Es gibt beim Einsatz von Industrierobotern in automatisierten Fertigungsanlagen Anwendungsbereiche, die der Robotersteuerung nur Teilbereiche der Steuerungsaufgaben zuweisen, sie gleichberechtigt neben anderen Steuerungsgruppen treten lassen oder sie einer zentralen Anlagensteuerung unterordnen.

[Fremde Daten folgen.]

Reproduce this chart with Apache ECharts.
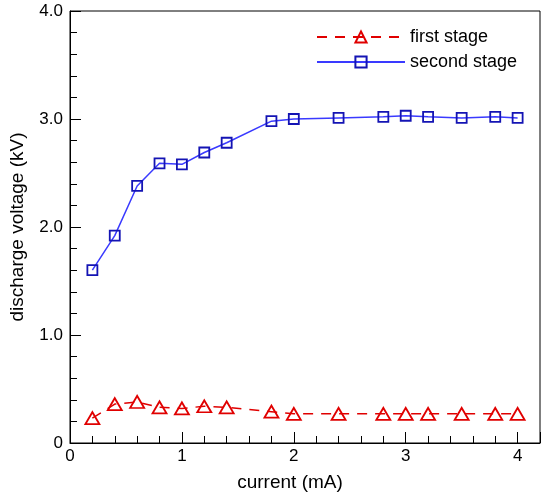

Schließlich muß die Wirtschaftlichkeitsbetrachtung der Investitionen von automatisierten Fertigungsanlagen unter anderem sorgfältig die Vorteile der flexiblen Automatisierung mit Industrierobotern gegenüber starren Lösungen der Automatisierung prüfen. Ist die technische Lösung allein mit Robotern möglich, so steht der Robotereinsatz außer Frage. Bestehen jedoch auch. andere technische Lösungen, so muß der Einsatzbereich der Roboter klar abgegrenzt werden. Kleine und mittlere Serien, Fertigungen mit häufigen Modellwechseln und Großserien mit kürzeren Laufzeiten sind ideale Einsatzgebiete für Roboter. Großserien mit langen Laufzeiten lassen sich jedoch häufig mit starren automatischen Fertigungsanlagen wirtschaftlicher herstellen. Die Konzeption automatischer Fertigungsanlagen schließt damit nicht immer die Verwendung von Industrierobotern ein.